— begin Data supplied —
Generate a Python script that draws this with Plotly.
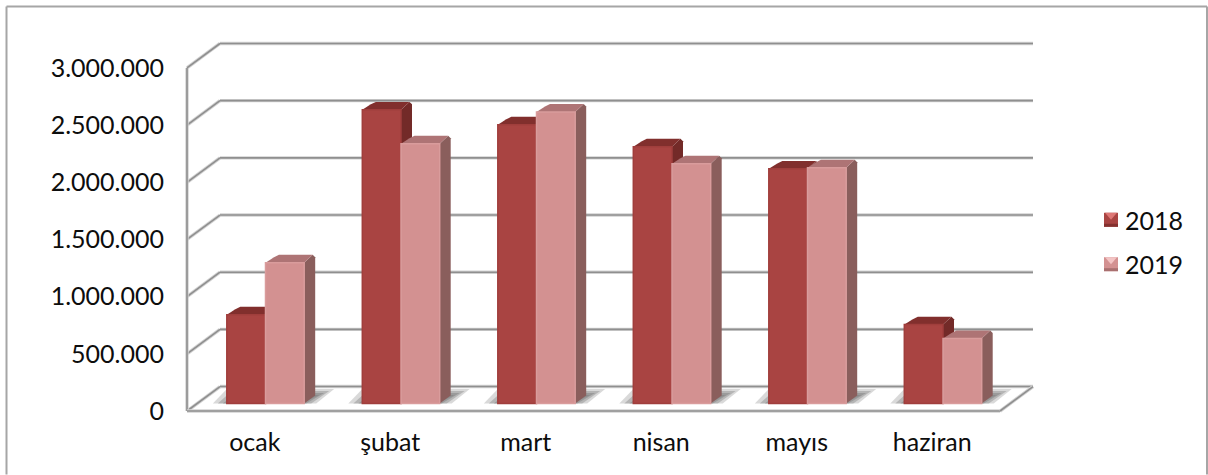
"""Aylara göre 2018/2019 sütun grafiği (3B görünümlü)."""

import plotly.graph_objects as go

# Veriler
MONTHS = ["ocak", "şubat", "mart", "nisan", "mayıs", "haziran"]
SERIES = ["2018", "2019"]
VALUES_2018 = [777000, 2568000, 2437000, 2245000, 2052000, 690000]
VALUES_2019 = [1232000, 2271000, 2550000, 2096000, 2061000, 568000]
Y_TICKS = [0, 500000, 1000000, 1500000, 2000000, 2500000, 3000000]
Y_LABELS = ["0", "500.000", "1.000.000", "1.500.000", "2.000.000", "2.500.000", "3.000.000"]

# Derinlik değerleri, eksen birimiyle
X_UNIT = 135.5  # px / kategori
V_UNIT = 57.25 / 500000  # px / değer
BAR_W = 38.7 / X_UNIT
BAR_SHIFT = 10.75 / X_UNIT
BASE_V = 7.5 / V_UNIT
BAR_DX = 11 / X_UNIT
BAR_DV = 8 / V_UNIT
WALL_DX = 33 / X_UNIT
WALL_DV = 24.5 / V_UNIT
CUT_X = 2.5 / X_UNIT
CUT_V = 2.5 / V_UNIT
X_MIN = -0.5
X_MAX = X_MIN + 6
GRID = "#8F8F8F"
GRID_SOFT = "#D2D2D2"

FONT = "Lato, sans-serif"

STYLES = {
    "2018": dict(front="#A94442", line="#A03E3C", side="#732A28", top="#812F2D",
                 glow="#DE7775", foot="#84312F"),
    "2019": dict(front="#D39191", line="#D99C9C", side="#8A5E5C", top="#AE7475",
                 glow="#F3C4C4", foot="#A97070"),
}


# Piksel -> kağıt koordinatı
def px_x(px):
    return (px - 177) / 866


def px_y(py):
    return (421.5 - py) / 387.5


def poly(points, color, layer="below", opacity=1, ref="x"):
    path = "M" + " L".join(f"{x},{y}" for x, y in points) + " Z"
    yref = "y" if ref == "x" else ref
    return dict(type="path", path=path, xref=ref, yref=yref,
                fillcolor=color, line=dict(width=0), layer=layer, opacity=opacity)


def seg(x0, y0, x1, y1, color=GRID, width=1.6):
    return dict(type="line", x0=x0, y0=y0, x1=x1, y1=y1, xref="x", yref="y",
                line=dict(color=color, width=width), layer="below")


def soft_seg(x0, y0, x1, y1):
    return [seg(x0, y0, x1, y1, GRID_SOFT, 3.4), seg(x0, y0, x1, y1)]


def border(x0, y0, x1, y1):
    return dict(type="line", x0=x0, y0=y0, x1=x1, y1=y1, xref="paper", yref="paper",
                line=dict(color="#A6A6A6", width=2), layer="below")


def bar_positions(sign):
    return [i + BAR_SHIFT + sign * BAR_W / 2 for i in range(len(MONTHS))]


def faces(xs, values, style):
    out = []
    for x, v in zip(xs, values):
        xl, xr = x - BAR_W / 2, x + BAR_W / 2
        top = BASE_V + v
        rear = top + BAR_DV
        out.append(poly([(xr, BASE_V), (xr + BAR_DX, BASE_V + BAR_DV),
                         (xr + BAR_DX, rear - CUT_V), (xr + BAR_DX - CUT_X, rear), (xr, top)], style["side"]))
        out.append(poly([(xl, top), (xl + BAR_DX - CUT_X, rear - CUT_V), (xl + BAR_DX + CUT_X, rear),
                         (xr + BAR_DX - CUT_X, rear), (xr, top)], style["top"]))
    return out


shapes = []

# Duvar ve zemin çizgileri
for v in Y_TICKS:
    shapes += soft_seg(X_MIN, v, X_MIN + WALL_DX, v + WALL_DV)
    shapes += soft_seg(X_MIN + WALL_DX, v + WALL_DV, X_MAX + WALL_DX, v + WALL_DV)
shapes += soft_seg(X_MIN, 0, X_MIN, Y_TICKS[-1])
shapes += soft_seg(X_MIN, 0, X_MAX, 0)
shapes += soft_seg(X_MAX, 0, X_MAX + WALL_DX, WALL_DV)

x_2018 = bar_positions(-1)
x_2019 = bar_positions(1)

# Zemindeki gölgeler
for x in x_2018:
    for pad, op in [(0, 0.3), (5, 0.4), (10, 0.5), (15, 0.55)]:
        x0 = x - BAR_W / 2 - (14 - pad) / X_UNIT
        x1 = x + BAR_W * 1.5 + (30 - pad) / X_UNIT
        high = (14.5 - pad * 0.4) / V_UNIT
        shapes.append(poly([(x0, BASE_V), (x0 + 14 / X_UNIT, BASE_V + high),
                            (x1, BASE_V + high), (x1 - 18 / X_UNIT, BASE_V)],
                           "#808080", opacity=op))

shapes += faces(x_2018, VALUES_2018, STYLES["2018"])
shapes += faces(x_2019, VALUES_2019, STYLES["2019"])

# Dış çerçeve
shapes.append(border(px_x(6.5), px_y(6.5), px_x(1207), px_y(6.5)))
shapes.append(border(px_x(6.5), px_y(6.5), px_x(6.5), px_y(475)))
shapes.append(border(px_x(1207), px_y(6.5), px_x(1207), px_y(475)))

# Lejant
annotations = []
for name, cy in zip(SERIES, [220, 264.5]):
    st = STYLES[name]
    l, r, t, b = 1104, 1118, cy - 7, cy + 7
    shapes.append(poly([(px_x(l), px_y(t)), (px_x(r), px_y(t)), (px_x(r), px_y(b)), (px_x(l), px_y(b))],
                       st["front"], layer="above", ref="paper"))
    shapes.append(poly([(px_x(l + 1), px_y(t)), (px_x(r - 1), px_y(t)), (px_x((l + r) / 2), px_y(t + 7))],
                       st["glow"], layer="above", ref="paper"))
    shapes.append(poly([(px_x(l), px_y(b - 3)), (px_x(r), px_y(b - 3)), (px_x(r), px_y(b)), (px_x(l), px_y(b))],
                       st["foot"], layer="above", ref="paper"))
    annotations.append(dict(text=name, x=px_x(1124), y=px_y(cy), xref="paper", yref="paper",
                            xanchor="left", yanchor="middle", showarrow=False, xshift=-1,
                            font=dict(size=25)))

fig = go.Figure()
for name, xs, values in zip(SERIES, [x_2018, x_2019], [VALUES_2018, VALUES_2019]):
    st = STYLES[name]
    fig.add_trace(go.Bar(
        x=xs, y=values, base=BASE_V, width=BAR_W, name=name,
        marker=dict(color=st["front"], line=dict(color=st["line"], width=1.5)),
        hovertext=MONTHS,
    ))

fig.update_layout(
    width=1208,
    height=475,
    margin=dict(l=177, r=165, t=34, b=53.5, pad=0),
    barmode="overlay",
    showlegend=False,
    paper_bgcolor="white",
    plot_bgcolor="rgba(0,0,0,0)",
    font=dict(family=FONT, size=25, color="#0D0D0D"),
    shapes=shapes,
    annotations=annotations,
    xaxis=dict(
        range=[X_MIN - 10 / X_UNIT, X_MIN + 856 / X_UNIT], tickvals=list(range(len(MONTHS))), ticktext=MONTHS,
        showgrid=False, zeroline=False, showline=False, ticks="",
        tickfont=dict(size=25), ticklabelstandoff=4,
    ),
    yaxis=dict(
        range=[-10 / V_UNIT, 377.5 / V_UNIT], tickvals=Y_TICKS, ticktext=Y_LABELS,
        showgrid=False, zeroline=False, showline=False, ticks="",
        tickfont=dict(size=25), ticklabelstandoff=12,
    ),
)

# Sayfa kenar boşluğunu kaldır, grafik pencereye tam otursun
fig.write_html(
    "out.html",
    config=dict(displayModeBar=False),
    post_script="document.body.style.margin='0';document.body.style.overflow='hidden';",
)
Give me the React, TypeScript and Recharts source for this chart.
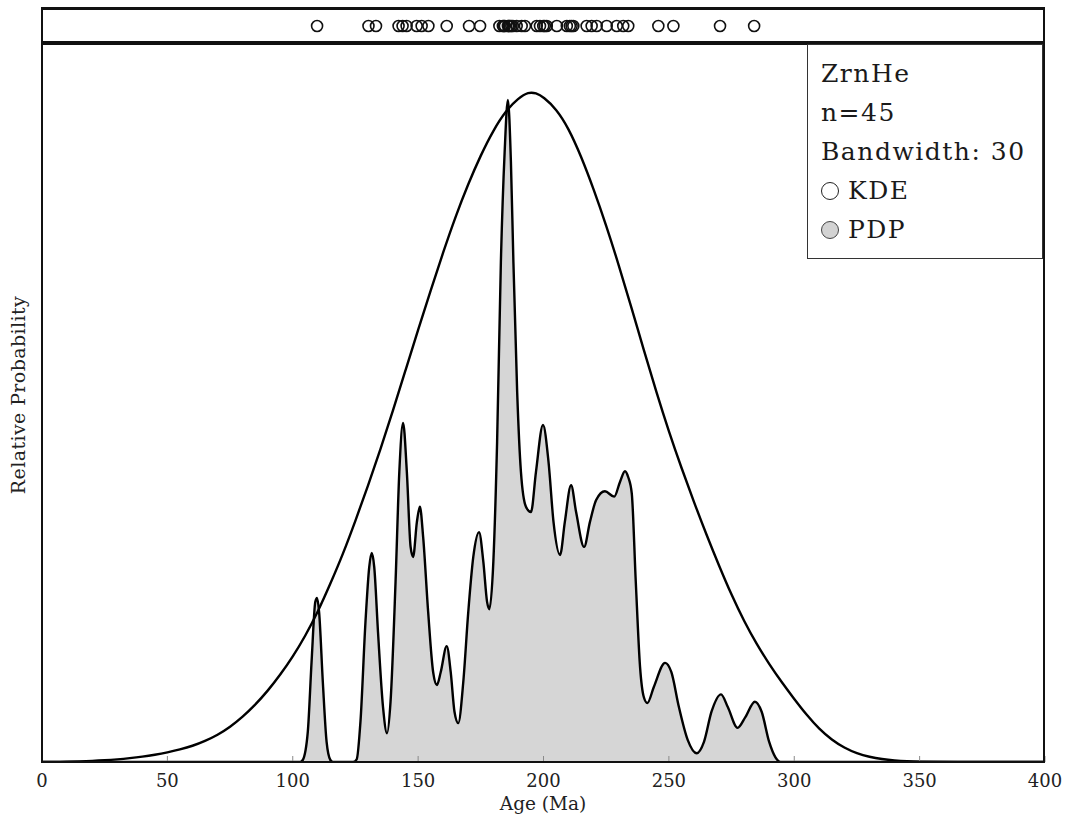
import React from "react";
import { Area, ComposedChart, Line, Scatter, ScatterChart, XAxis, YAxis } from "recharts";

// x axis ticks (Ma)
const ageTicks = [0, 50, 100, 150, 200, 250, 300, 350, 400];

// single-grain ages shown in the strip above the plot
const grainAges = [
  109.7, 130.2, 133.2, 142.2, 143.8, 145.4, 149.4, 151.4, 154.1, 161.4,
  170.3, 174.7, 182.4, 183.8, 184.2, 184.6, 185.8, 186.2, 186.6, 187.2,
  187.8, 189.3, 191.3, 192.6, 197.3, 198.6, 199.9, 200.5, 201.3, 205.3,
  209.3, 210.5, 211.2, 211.9, 217.2, 219.2, 221.2, 225.2, 229.2, 231.8,
  233.8, 245.8, 251.8, 270.4, 284.0,
];

// KDE curve (peak = 1)
const kdeAges = [
  0, 5, 10, 15, 20, 25, 30, 35, 40, 45, 50, 55, 60, 65, 70, 75, 80, 85, 90, 95, 100, 105, 110, 115,
  120, 125, 130, 135, 140, 145, 150, 155, 160, 165, 170, 175, 180, 185, 190, 194, 197, 200, 205, 210,
  215, 220, 225, 230, 235, 240, 245, 250, 255, 260, 265, 270, 275, 280, 285, 290, 295, 300, 305, 310,
  315, 320, 325, 330, 335, 340, 345, 350, 360, 400,
];
const kdeValues = [
  0, 0, 0.0004, 0.0009, 0.0015, 0.0025, 0.0039, 0.0057, 0.0079, 0.0107, 0.0142, 0.0187, 0.0239, 0.0313,
  0.0403, 0.0522, 0.0672, 0.0851, 0.106, 0.13, 0.157, 0.188, 0.224, 0.266, 0.31, 0.36, 0.412, 0.467,
  0.525, 0.585, 0.645, 0.704, 0.761, 0.815, 0.863, 0.906, 0.943, 0.972, 0.991, 1.0, 0.9985, 0.9925,
  0.975, 0.946, 0.904, 0.855, 0.801, 0.742, 0.679, 0.615, 0.552, 0.493, 0.439, 0.388, 0.339, 0.293,
  0.249, 0.21, 0.176, 0.146, 0.119, 0.094, 0.07, 0.049, 0.033, 0.021, 0.0127, 0.0075, 0.0042, 0.0022,
  0.001, 0.0004, 0, 0,
];

// PDP curve
const pdpAges = [
  0, 103, 104, 106, 107.5, 109, 109.7, 110.5, 112, 113.5, 115, 116, 124, 125.5, 127, 129, 130.5, 131.5,
  132.5, 134, 136, 137.6, 139, 141, 142.5, 144, 145.5, 147, 148, 149.5, 150.7, 152, 154, 156, 157.5,
  159, 161.4, 163, 164.5, 166, 168, 170, 172, 174.3, 176, 177.5, 178.4, 180, 181.5, 183, 184.5, 185.8,
  187, 188, 189.5, 191, 193, 195, 197, 199.8, 202, 204, 206.6, 208.5, 211, 213, 216.2, 218.5, 221,
  224.5, 228.2, 230.5, 232.5, 233.8, 235.2, 236.8, 238.5, 240, 241.4, 244, 248.5, 251, 254, 257.5,
  261.1, 264, 267, 270.8, 273.5, 277.4, 280.5, 284.3, 287, 290, 292.5, 294.5, 400,
];
const pdpValues = [
  0, 0, 0.003, 0.045, 0.149, 0.239, 0.245, 0.224, 0.119, 0.03, 0.003, 0, 0, 0.004, 0.06, 0.209, 0.291, 0.312,
  0.291, 0.194, 0.082, 0.043, 0.09, 0.269, 0.433, 0.506, 0.433, 0.321, 0.306, 0.358, 0.381, 0.336, 0.224, 0.134, 0.115,
  0.134, 0.173, 0.134, 0.075, 0.058, 0.119, 0.224, 0.306, 0.343, 0.299, 0.239, 0.228, 0.299, 0.478, 0.746, 0.91, 0.988,
  0.896, 0.746, 0.552, 0.433, 0.381, 0.373, 0.433, 0.503, 0.448, 0.358, 0.309, 0.358, 0.413, 0.373, 0.321, 0.358, 0.391,
  0.404, 0.396, 0.418, 0.434, 0.425, 0.401, 0.269, 0.142, 0.097, 0.088, 0.112, 0.148, 0.134, 0.082, 0.033,
  0.013, 0.03, 0.075, 0.101, 0.082, 0.051, 0.067, 0.09, 0.075, 0.03, 0.007, 0, 0,
];

const kdeData = kdeAges.map((age, i) => ({ age, k: kdeValues[i] }));
const pdpData = pdpAges.map((age, i) => ({ age, p: pdpValues[i] }));
const grainData = grainAges.map((age) => ({ age, y: 0.5 }));

const font = "'DejaVu Serif', 'Liberation Serif', serif";
const tickGrey = "#8a8a8a";

function BottomTick({ x, y, payload }: any) {
  return (
    <g>
      <line x1={x} x2={x} y1={y} y2={y - 6} stroke={tickGrey} strokeWidth={1} />
      <text x={x} y={y + 25} textAnchor="middle" fontFamily={font} fontSize={18} fill="#222">
        {payload.value}
      </text>
    </g>
  );
}

function TopTick({ x, y }: any) {
  return <line x1={x} x2={x} y1={y} y2={y + 6} stroke={tickGrey} strokeWidth={1} />;
}

function GrainDot({ cx, cy }: any) {
  return <circle cx={cx} cy={cy} r={5.5} fill="none" stroke="#111" strokeWidth={1.6} />;
}

const legendLine = { height: 39, lineHeight: "39px", whiteSpace: "nowrap" as const };

export default function App() {
  return (
    <div style={{ position: "absolute", left: 0, top: 0, width: 1070, height: 823, background: "#fff" }}>
      {/* strip of individual ages */}
      <div style={{ position: "absolute", left: 0, top: 0 }}>
        <ScatterChart width={1070} height={44} margin={{ top: 8, left: 42, right: 25, bottom: 0 }}>
          <XAxis dataKey="age" type="number" domain={[0, 400]} hide />
          <YAxis dataKey="y" type="number" domain={[0, 1]} hide />
          <Scatter data={grainData} shape={<GrainDot />} isAnimationActive={false} />
        </ScatterChart>
      </div>

      <div style={{ position: "absolute", left: 0, top: 0 }}>
        <ComposedChart width={1070} height={823} margin={{ top: 44, left: 42, right: 25, bottom: 31 }}>
          <XAxis
            dataKey="age"
            type="number"
            domain={[0, 400]}
            ticks={ageTicks}
            allowDataOverflow
            height={30}
            tickSize={0}
            tickMargin={0}
            axisLine={false}
            tick={<BottomTick />}
          />
          <XAxis
            xAxisId="top"
            orientation="top"
            dataKey="age"
            type="number"
            domain={[0, 400]}
            ticks={ageTicks}
            allowDataOverflow
            height={0}
            tickSize={0}
            tickMargin={0}
            axisLine={false}
            tick={<TopTick />}
          />
          <YAxis type="number" domain={[0, 1.0716]} allowDataOverflow hide />
          <Area
            data={pdpData}
            dataKey="p"
            type="monotone"
            fill="#d6d6d6"
            fillOpacity={1}
            stroke="#000"
            strokeWidth={2.4}
            isAnimationActive={false}
          />
          <Line
            data={kdeData}
            dataKey="k"
            type="basis"
            stroke="#000"
            strokeWidth={2.4}
            dot={false}
            isAnimationActive={false}
          />
        </ComposedChart>
      </div>

      {/* frames */}
      <div style={{ position: "absolute", left: 41, top: 7, width: 1004, height: 36, border: "2px solid #111", borderTopWidth: 3, boxSizing: "border-box", pointerEvents: "none" }} />
      <div style={{ position: "absolute", left: 41, top: 43, width: 1004, height: 720, border: "2px solid #111", boxSizing: "border-box", pointerEvents: "none" }} />

      {/* legend */}
      <div
        style={{
          position: "absolute",
          left: 807,
          top: 44,
          width: 236,
          height: 215,
          border: "1.5px solid #333",
          boxSizing: "border-box",
          background: "#fff",
          fontFamily: font,
          fontSize: 25,
          letterSpacing: 1.5,
          color: "#1a1a1a",
          padding: "9px 0 0 13px",
        }}
      >
        <div style={legendLine}>ZrnHe</div>
        <div style={legendLine}>n=45</div>
        <div style={legendLine}>Bandwidth: 30</div>
        <div style={{ ...legendLine, display: "flex", alignItems: "center" }}>
          <span style={{ display: "inline-block", width: 16, height: 16, borderRadius: "50%", border: "1.6px solid #222", marginRight: 9 }} />
          KDE
        </div>
        <div style={{ ...legendLine, display: "flex", alignItems: "center" }}>
          <span style={{ display: "inline-block", width: 16, height: 16, borderRadius: "50%", border: "1.6px solid #444", background: "#d3d3d3", marginRight: 9 }} />
          PDP
        </div>
      </div>

      {/* axis titles */}
      <div style={{ position: "absolute", left: 443, top: 793, width: 200, textAlign: "center", fontFamily: font, fontSize: 18.5, color: "#222" }}>
        Age (Ma)
      </div>
      <div
        style={{
          position: "absolute",
          left: 18,
          top: 395,
          transform: "translate(-50%, -50%) rotate(-90deg)",
          whiteSpace: "nowrap",
          fontFamily: font,
          fontSize: 19,
          letterSpacing: 0.4,
          color: "#222",
        }}
      >
        Relative Probability
      </div>
    </div>
  );
}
— end Data supplied —
● **Task statement**: Which lines above hold the word "React"? Copy each of them.

● **The completed task**:
Give me the React, TypeScript and Recharts source for this chart.
import React from "react";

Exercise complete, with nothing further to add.